加茂高校演劇部(部員22人)の滝口さんは、岡田さんの指導を受けてみようと思ったことについて、「自分が視野を広げれば、それを部活仲間に伝えて貢献できるのではと思って」と言う。岡田さんに教わって「目指してたものがまったく見えてなかった。あらためて自分に足りないものを痛感した」と言う。
さらに「もっと客を意識して、役者になりきって。とにかく客に届かなければ意味がないと強く思うようになった」。岡田さんについては、「遠回しな抽象的な言い方をしない。先生としてだけでなく、個人の人として好きです」と滝口さんにとって尊敬すべきあこがれの存在だ。
小林さんは三条東高演劇部(部員14人)の部長。1年生のときに2年生部員はゼロ。3年生から指導を受け、2年生になると3年生が卒業して先輩がいなくなった。「学ぶ時間がないまま先輩がいなくなった。部長になって何をやったらいいかわからず、1年生を指導するために何かやらなければ」と指導を受けるようになった。
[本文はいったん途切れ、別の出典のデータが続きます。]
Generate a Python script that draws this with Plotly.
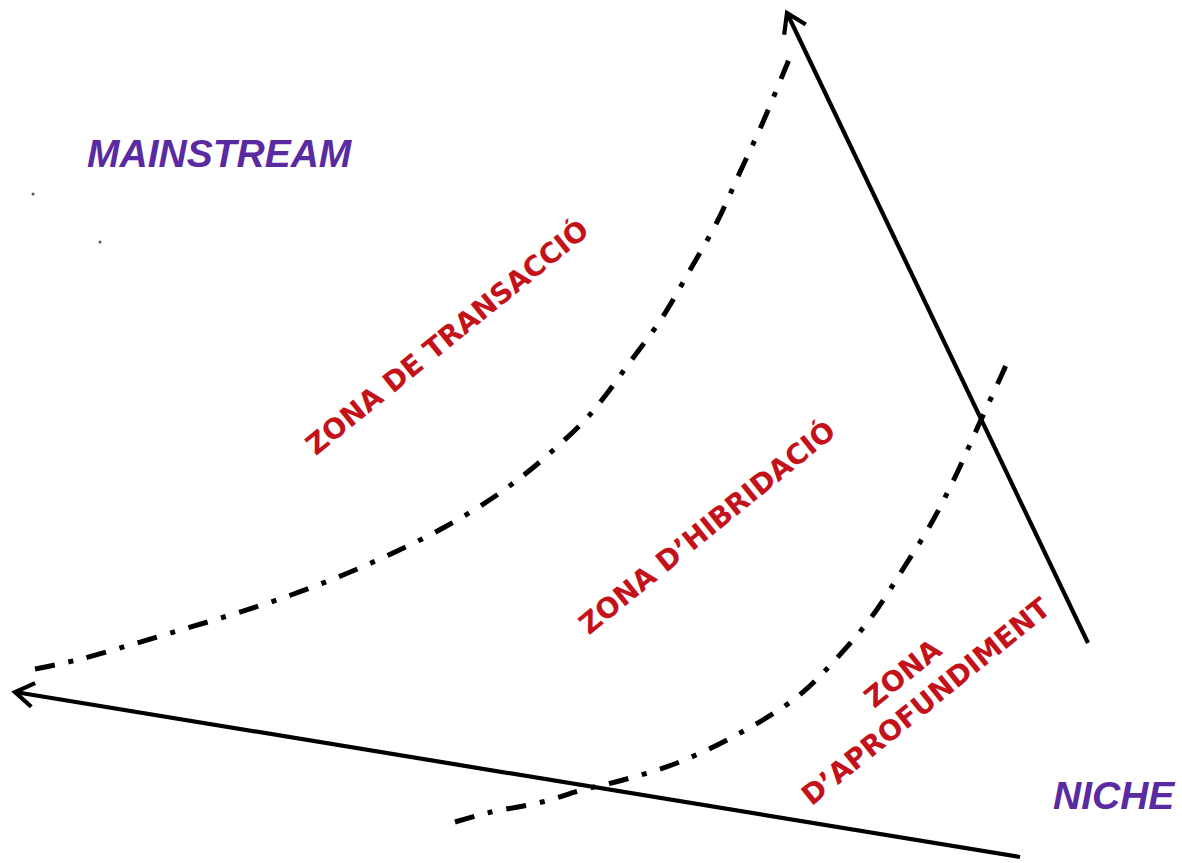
import math
import plotly.graph_objects as go

W, H = 1182, 863

# Dash-dot boundary curves (pixel-space coordinates)
curve1_x = [35, 77, 130, 184, 237, 291, 343, 393, 443, 491, 535, 585, 605, 630, 662, 690, 717, 740, 763, 788, 794]
curve1_y = [669, 660, 645, 629, 613, 595, 575, 553, 528, 499, 466, 420, 396, 362, 318, 270, 222, 172, 122, 62, 48]

curve2_x = [455, 487, 542, 582, 623, 677, 740, 797, 837, 873, 903, 932, 957, 980, 1003, 1006]
curve2_y = [822, 813, 802, 790, 780, 763, 733, 697, 658, 615, 569, 522, 473, 422, 372, 365]

# Axes arrows: (tail_x, tail_y, head_x, head_y)
arrow_tail_x = [1020, 1088]
arrow_tail_y = [857, 643]
arrow_head_x = [15, 787]
arrow_head_y = [692, 13]

# Stray specks
speck_x = [33, 100]
speck_y = [194, 242]

# Labels
pole_labels = ["MAINSTREAM", "NICHE"]
pole_x = [220, 1114]
pole_y = [153, 795]

zone_labels = ["ZONA DE TRANSACCIÓ", "ZONA D’HIBRIDACIÓ", "ZONA<br>D’APROFUNDIMENT"]
zone_x = [447, 707, 914]
zone_y = [337, 527, 687]

fig = go.Figure()

dashpat = "20px,14px,5px,14px"
for cx, cy in [(curve1_x, curve1_y), (curve2_x, curve2_y)]:
    fig.add_trace(go.Scatter(x=cx, y=cy, mode="lines",
                             line=dict(color="black", width=5, dash=dashpat, shape="spline"),
                             hoverinfo="skip", showlegend=False))

fig.add_trace(go.Scatter(x=speck_x, y=speck_y, mode="markers",
                         marker=dict(color="#555555", size=3), hoverinfo="skip", showlegend=False))

ARM = 22.0
HALF = math.radians(33)
for tx, ty, hx, hy in zip(arrow_tail_x, arrow_tail_y, arrow_head_x, arrow_head_y):
    # shaft
    fig.add_trace(go.Scatter(x=[tx, hx], y=[ty, hy], mode="lines",
                             line=dict(color="black", width=4.2),
                             hoverinfo="skip", showlegend=False))
    # open chevron head
    ang = math.atan2(ty - hy, tx - hx)
    a1, a2 = ang + HALF, ang - HALF
    fig.add_trace(go.Scatter(
        x=[hx + ARM * math.cos(a1), hx, hx + ARM * math.cos(a2)],
        y=[hy + ARM * math.sin(a1), hy, hy + ARM * math.sin(a2)],
        mode="lines", line=dict(color="black", width=4.2),
        hoverinfo="skip", showlegend=False))

for t, x, y in zip(pole_labels, pole_x, pole_y):
    fig.add_annotation(x=x, y=y, xref="x", yref="y", text="<b><i>" + t + "</i></b>",
                       showarrow=False,
                       font=dict(family="Liberation Sans, Arial", size=39, color="#5A2AA2"))

for t, x, y in zip(zone_labels, zone_x, zone_y):
    fig.add_annotation(x=x, y=y, xref="x", yref="y", text="<b>" + t + "</b>",
                       showarrow=False, textangle=-39, align="center",
                       font=dict(family="DejaVu Sans", size=28, color="#C4121B"))

fig.update_xaxes(range=[0, W], visible=False, fixedrange=True)
fig.update_yaxes(range=[H, 0], visible=False, fixedrange=True)
fig.update_layout(width=W, height=H, margin=dict(l=0, r=0, t=0, b=0),
                  paper_bgcolor="white", plot_bgcolor="white", showlegend=False)

fig.write_html("out.html", config={"displayModeBar": False},
               post_script="document.body.style.margin='0';")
同じ2年生部員の石井さんは「ここに来てから客を意識することができるようになった」。新たな芝居のおもしろさに気づき、「死ぬまで芝居をやりたいと思うように」なり、将来は「心理学とか演技が生かせるようなことをしたい」と言う。
練習しているのは、滝口さんが書いた詩を使い、音楽に合わせた数分間のパフォーマンス。10月ころに三条マルシェで発表できればと取り組んでいる。
岡田さんは東京都立川市の出身。演劇をやりたいと思ったのは「小学校2年生のときにオペレッタをやって主人公の男の子になれなかったからかも」と振り返る。「自分が主人公でないのが悔しくて、当日になっても主人公の子が休めばいいと思っていた」と、自分の嫌な一面にも向き合った。
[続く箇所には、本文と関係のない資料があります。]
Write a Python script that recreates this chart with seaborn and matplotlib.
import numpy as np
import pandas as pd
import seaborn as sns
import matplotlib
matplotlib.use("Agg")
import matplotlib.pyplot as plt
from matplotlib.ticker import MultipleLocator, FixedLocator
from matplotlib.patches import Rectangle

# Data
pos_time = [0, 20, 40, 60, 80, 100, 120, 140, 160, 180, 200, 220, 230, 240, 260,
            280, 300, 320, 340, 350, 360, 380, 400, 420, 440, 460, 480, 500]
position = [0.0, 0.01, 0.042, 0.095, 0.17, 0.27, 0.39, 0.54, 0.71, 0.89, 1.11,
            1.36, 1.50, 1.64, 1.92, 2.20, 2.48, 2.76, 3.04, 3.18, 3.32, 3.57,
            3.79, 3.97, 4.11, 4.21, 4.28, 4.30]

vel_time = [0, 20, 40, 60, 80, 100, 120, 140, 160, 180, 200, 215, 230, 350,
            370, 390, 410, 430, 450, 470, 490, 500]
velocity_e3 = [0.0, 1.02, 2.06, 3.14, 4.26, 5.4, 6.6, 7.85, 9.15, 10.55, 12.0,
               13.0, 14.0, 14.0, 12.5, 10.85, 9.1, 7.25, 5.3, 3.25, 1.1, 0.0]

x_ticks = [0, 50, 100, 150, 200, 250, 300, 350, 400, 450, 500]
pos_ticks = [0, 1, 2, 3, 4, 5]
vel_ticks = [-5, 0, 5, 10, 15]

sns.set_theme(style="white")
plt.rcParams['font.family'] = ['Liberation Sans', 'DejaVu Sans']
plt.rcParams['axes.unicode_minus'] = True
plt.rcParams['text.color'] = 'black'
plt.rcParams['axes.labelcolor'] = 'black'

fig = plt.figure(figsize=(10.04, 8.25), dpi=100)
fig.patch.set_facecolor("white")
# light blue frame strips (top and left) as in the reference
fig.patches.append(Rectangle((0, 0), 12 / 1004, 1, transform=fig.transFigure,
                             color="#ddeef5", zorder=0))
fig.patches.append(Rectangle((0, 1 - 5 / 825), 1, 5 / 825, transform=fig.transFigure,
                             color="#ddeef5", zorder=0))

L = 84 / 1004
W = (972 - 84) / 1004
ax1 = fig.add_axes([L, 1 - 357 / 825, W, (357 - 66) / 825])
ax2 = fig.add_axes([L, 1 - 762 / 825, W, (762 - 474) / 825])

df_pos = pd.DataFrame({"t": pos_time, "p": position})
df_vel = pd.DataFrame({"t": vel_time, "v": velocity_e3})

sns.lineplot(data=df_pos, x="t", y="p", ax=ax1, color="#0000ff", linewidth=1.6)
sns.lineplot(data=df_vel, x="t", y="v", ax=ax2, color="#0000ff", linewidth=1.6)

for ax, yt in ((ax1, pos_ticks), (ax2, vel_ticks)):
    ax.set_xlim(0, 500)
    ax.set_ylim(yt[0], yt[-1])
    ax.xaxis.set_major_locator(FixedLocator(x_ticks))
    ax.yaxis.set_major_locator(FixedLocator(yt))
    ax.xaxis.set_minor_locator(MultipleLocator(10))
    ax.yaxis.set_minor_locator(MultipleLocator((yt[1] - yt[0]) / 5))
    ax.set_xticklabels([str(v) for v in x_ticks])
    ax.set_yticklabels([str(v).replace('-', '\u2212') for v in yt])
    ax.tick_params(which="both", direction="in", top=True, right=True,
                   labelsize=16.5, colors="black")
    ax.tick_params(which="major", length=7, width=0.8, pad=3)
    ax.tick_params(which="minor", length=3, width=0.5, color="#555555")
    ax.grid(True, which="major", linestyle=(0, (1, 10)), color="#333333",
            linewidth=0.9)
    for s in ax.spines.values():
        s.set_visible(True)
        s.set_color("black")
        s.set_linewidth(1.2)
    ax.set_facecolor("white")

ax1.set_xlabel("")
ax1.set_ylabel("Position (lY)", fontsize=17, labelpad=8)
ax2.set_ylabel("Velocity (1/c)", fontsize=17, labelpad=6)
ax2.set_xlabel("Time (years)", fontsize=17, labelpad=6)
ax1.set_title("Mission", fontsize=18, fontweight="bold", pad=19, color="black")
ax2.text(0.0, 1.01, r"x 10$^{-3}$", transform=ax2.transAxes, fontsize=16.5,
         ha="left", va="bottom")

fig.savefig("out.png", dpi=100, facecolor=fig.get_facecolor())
良くは覚えていないが、4年生のときに隣町の演劇に出演することになった。主人公なのになぜか当日、会場へ行かなかったが呼び出され、30分遅れで幕が開いた。「トリップして最初の自分にスポットライトがパーンと当たって。あの気持ち良さを忘れないし、思いのほか良くできた」。その感動は今も忘れない。
演劇を続けたかったが、理由もわからず両親には猛反対された。中学、高校でも演劇部には入らなかったが、舞台への思いは募るばかり。高校を卒業するとタレント事務所に入った。グラビア撮影などを求められたが、「わたしは演劇をやりたかった。演技のない仕事はやりたくない」と事務所を辞め、その後もいくつか事務所に所属。映画「フラガール」や「電車男」に端役で出演している。